Single by Lena Katina

from the album This Is Who I Am
- Released: 7 October 2014
- Recorded: 2011
- Genre: Europop; Synth-rock;
- Length: 3:22 (single version) 3:18 (album version)
- Label: Katina Music, Inc.
- Songwriters: Katina, Erik Lewander, Iggy Strange Dahl
- Producers: Lewander, Sven Martin

Lena Katina singles chronology
| "Lift Me Up" (2013) | "Who I Am" (2014) | "An Invitation" (2015) |

Music video
- "Who I Am" on YouTube

= Who I Am (Lena Katina song) =

Who I Am is the third single by Russian singer-songwriter Lena Katina's debut solo studio album This Is Who I Am. The song was written by Katina, Erik Lewander and Iggy Strange Dahl and it was also produced by Lewander and Sven Martin.

==Track listing==
- Digital Download & Promo CD
1. "Who I Am" - 3:16

- Я - это я (Ya - Eto Ya) (Russian Version)
2. "Я - это я" - 3:16

==Music video==
The music video was released 21 October 2014 and was directed by American director, Jason Wisch.

In the video, Lena is sharing her soul in a variety of glamorous outfits and almost nothing as well, staring straight into the camera and expressing a wide range of emotions throughout — all meant to be an artistic statement about Lena as a human being.

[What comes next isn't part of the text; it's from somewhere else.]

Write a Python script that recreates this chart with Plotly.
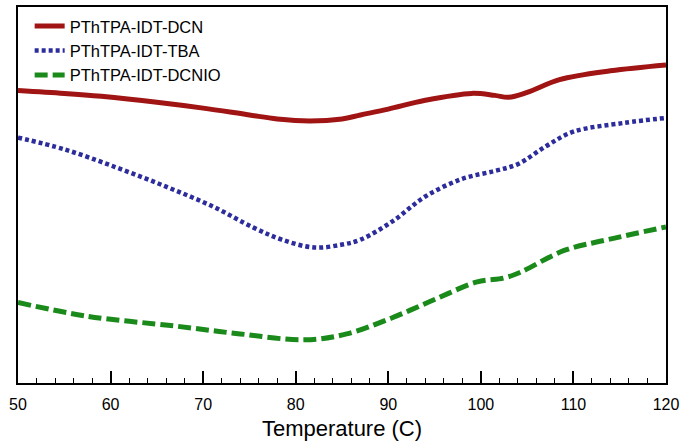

Lena talked about the video stating, "The video turned out a little different from what I had in mind originally but it is very different from what I’ve done so far. I can say it is experimental. I wanted to show that I can be sad, in tears, or happy, angry or totally calm as well as all made up or with a very pure look… just like any other human being. A lot of people don’t think of artists as regular people but we all have the same emotions, problems or simple happiness… That was one of my goals, to show that an artist is just like any other person. The only difference is that you might see me on TV because I’ve become an openly public person!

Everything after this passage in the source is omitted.